Географические факторы объясняют, как в отдельном регионе древний гностицизм сохранялся в качестве живой веры долгое время после его предполагаемого уничтожения внутри Римской империи. В XIX столетии западные путешественники встречали мандеев, живших на далеких болотах Южного Ирака. Мандеи следовали (и следуют до сих пор) сложной дуалистической религиозной системе, тесно связанной с древним гностицизмом, для которого весьма характерна астрологическая тематика. Их верования опираются на объемный корпус почитаемых писаний, некоторые из которых восходят к I или II векам. Подобно большинству древних гностиков и средневековых дуалистов, мандеи почитают ветхозаветных Адама и Сифа, отвергая Авраама и Моисея, и презирают «лжепророка Иисуса». Почти полному сохранению системы, в других местах уничтоженной христианскими государствами, способствовало место обитания мандеев – совершенно недосягаемое для христианского духовенства и лишь отчасти контролируемое исламскими властями. Мандейское предание сообщает, как в раннехристианский период группа людей бежала из Палестины и нашла себе безопасное пристанище в Ираке. Трудно поверить, но около 60 тыс. мандеев до сих пор практикуют веру, много веков назад осужденную римскими патриархами и императорами.35

Подобным образом многие христиане жили за пределами ортодоксальных/кафолических режимов. Некоторые вписывались в мусульманский мир; другие жили в государствах, граничивших с Константинополем или Римом. Большую часть I тысячелетия Рим находился в конфронтации с враждебными ему империями на Востоке, сначала – с Персией, а позднее – с мусульманским халифатом. Имперское соперничество означало, что великие державы были вынуждены терпеть существование целой сети небольших царств между своими границами. Эти царства выполняли роль буферных государств, склоняясь то на одну, то на другую сторону в зависимости от текущих условий. Поскольку следующие друг да другом войны и гонения охватывали Рим и Персию, беженцы и диссиденты искали пристанищ за границами, основывая маленькие государства и превращая их в рассадники религиозных движений. Подозрительным текстам было не выжить там, где действовали указы Константинополя, но они сохранялись в Армении и Грузии, и в таких европейских странах, как Болгария.36

Существование пограничных государств позволило альтернативным христианским текстам сохраниться от древности до наших дней. Мы часто находим древние писания, которые наверняка были созданы на каком-либо из древних языков Ближнего Востока – греческом, еврейском или сирийском, но сегодня существуют лишь их переводные копии – на армянском, эфиопском или славянских языках. Причину этого понять трудно. Одно время текст мог иметь хождение внутри христианской Римской империи, но впоследствии он вступал в конфликт с церковной властью, которая приказывала его уничтожить. Поэтому текст увозили в соседние страны, где его копировали и сохраняли. Манускрипт обретал новую, собственную жизнь в переводной копии. Подобно Деяниям Фомы и Протоевангелию, множество альтернативных писаний сохранилось в переводах на самые разные языки: сирийский, коптский, армянский, грузинский, эфиопский, арабский и персидский, не считая различных европейских языков.

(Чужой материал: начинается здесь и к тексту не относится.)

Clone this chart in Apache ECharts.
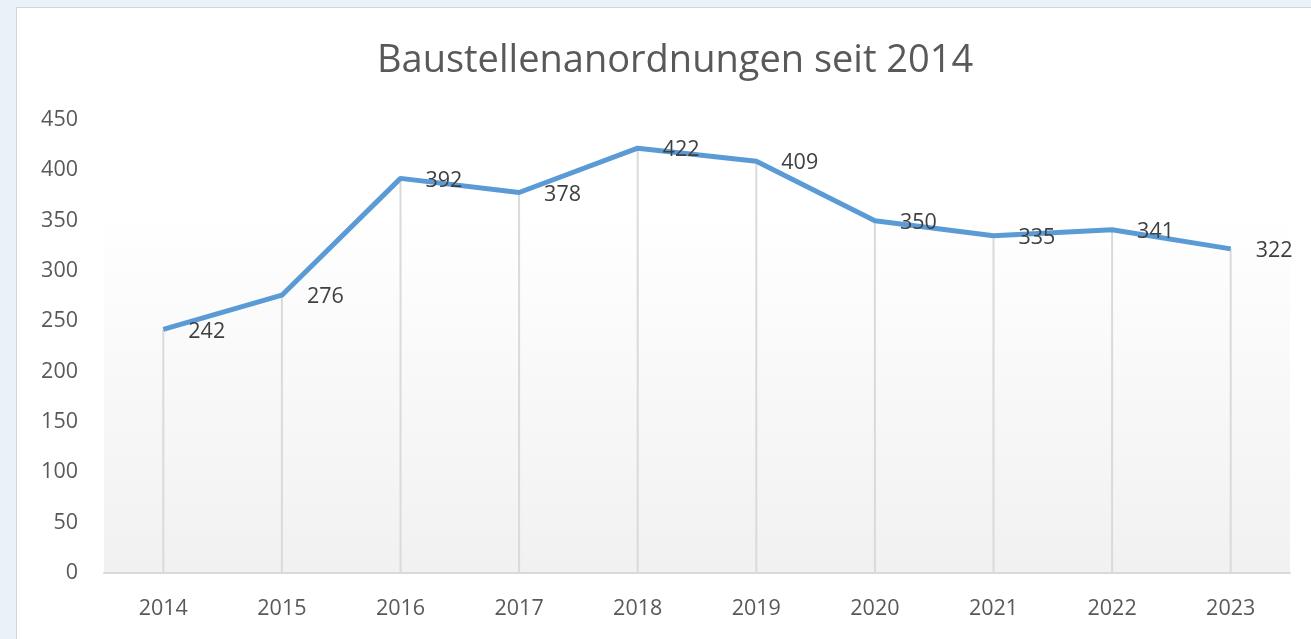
<!DOCTYPE html>
<html lang="de">
<head>
    <meta charset="UTF-8">
    <title>Baustellenanordnungen seit 2014</title>
    <script src="https://cdn.jsdelivr.net/npm/echarts@6/dist/echarts.min.js"></script>
    <style>
        html, body { margin: 0; padding: 0; background: #EAF1F9; }
        #chart { width: 1311px; height: 639px; }
    </style>
</head>
<body>
<div id="chart"></div>
<script type="text/javascript">
    // Jahre und Anzahl der Anordnungen
    let years = ['2014', '2015', '2016', '2017', '2018', '2019', '2020', '2021', '2022', '2023'];
    let counts = [242, 276, 392, 378, 422, 409, 350, 335, 341, 322];
    let yTicks = [0, 450, 50];  // min, max, interval

    let myChart = echarts.init(document.getElementById('chart'));
    let font = 'Open Sans, Noto Sans, sans-serif';

    let option = {
        backgroundColor: '#EAF1F9',
        animation: false,
        graphic: [{
            type: 'rect',
            z: -10,
            shape: { x: 16.5, y: 7.5, width: 1310, height: 650 },
            style: { fill: '#fff', stroke: '#D4D4D4', lineWidth: 1 }
        }],
        title: {
            text: 'Baustellenanordnungen seit 2014',
            left: 372,
            top: 37,
            textStyle: { fontFamily: font, fontSize: 38, fontWeight: 'normal', color: '#595959' }
        },
        grid: {
            left: 104, right: 21, top: 120, bottom: 66,
            show: true,
            borderWidth: 0,
            backgroundColor: {
                type: 'linear', x: 0, y: 0, x2: 0, y2: 1,
                colorStops: [
                    { offset: 0, color: '#ffffff' },
                    { offset: 0.2, color: '#ffffff' },
                    { offset: 1, color: '#F1F1F1' }
                ]
            }
        },
        xAxis: {
            type: 'category',
            data: years,
            boundaryGap: true,
            axisLine: { lineStyle: { color: '#D9D9D9', width: 2 } },
            axisTick: { show: false },
            axisLabel: { margin: 25, fontFamily: font, fontSize: 21.5, color: '#595959' },
            splitLine: { show: false }
        },
        yAxis: {
            type: 'value',
            min: yTicks[0], max: yTicks[1], interval: yTicks[2],
            axisLine: { show: false },
            axisTick: { show: false },
            splitLine: { show: false },
            axisLabel: { margin: 26, fontFamily: font, fontSize: 21.5, color: '#595959' }
        },
        series: [
            {
                // Lotlinien vom Punkt zur Achse
                type: 'bar',
                data: counts,
                barWidth: 2,
                silent: true,
                itemStyle: { color: '#DADADA' },
                z: 1
            },
            {
                type: 'line',
                data: counts,
                clip: false,
                symbol: 'circle',
                symbolSize: 0,
                showSymbol: true,
                lineStyle: { color: '#5B9BD5', width: 5 },
                itemStyle: { color: '#5B9BD5' },
                label: {
                    show: true,
                    position: [25, 2],
                    align: 'left',
                    verticalAlign: 'middle',
                    fontFamily: font,
                    fontSize: 21.5,
                    color: '#404040'
                },
                z: 3
            }
        ]
    };
    myChart.setOption(option);
</script>
</body>
</html>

ОБ ОБНАРУЖЕНИИ И СОХРАНЕНИИ ДРЕВНИХ ЕВАНГЕЛИЙ лучше всего свидетельствует т. н. Шелковый путь, тянувшийся от Сирии через Центральную Азию в Китай. Не являясь дорогой в современном смысле, он был скорее линией, состоявшей из отдельных маршрутов и в свое время – главной артерией трансконтинентальной торговли. Помимо своего экономического значения, Шелковый путь многосторонне использовался мусульманами, буддистами, манихеями и христианами. С V по XIII столетие он служил миссионерской магистралью для «несторианской» восточной церкви, крупные центры которой действовали в Мерве, Кашгаре, Самарканде и Герате (Афганистан). На некоторых древних стоянках Шелкового пути сохранились изумительные фрагменты текстов, которые давно считались утраченным; среди них – фрагменты древних евангелий. Множество таких фрагментов, датируемых VIII–X веками, найдено в оазисе Турфан (на территории современного Китая).37

Бо́льшая часть самых захватывающих текстов принадлежит манихеям, последователям пророка, жизнь которого показалась бы слишком невероятной даже самому изобретательному историческому романисту. Мани родился там, где сейчас находится Ирак, около 216 года и вступил в иудео-христианскую секту, тесно связанную с мандеями. Питая глубокий интерес к современным ему религиозным течениям, он прошел через Персию до самой Индии и получил из первых рук знания о зороастризме, индуизме и буддизме. Черпая из их источников, Мани разработал сложную религиозную систему, основанную на войне между силами Света и Тьмы. Он считал себя самого мессианской фигурой, альтернативной Христу. В свой книге Шапураган (или Шабухраган), посвященной персидскому царю Шапуру, он писал:

От эона к эону апостолы Бога не прекращали приносить на землю мудрость и творить ее дела. Так, в одну эпоху их принес в Индию апостол, который стал Буддой; в другую эпоху их принес в Персию Зороастр; в третью их принес в страну Запада Иисус. Потом, в нынешнюю, последнюю, эпоху, это откровение и это пророчество пришло в землю Вавилона через меня – Мани, апостола истинного Бога.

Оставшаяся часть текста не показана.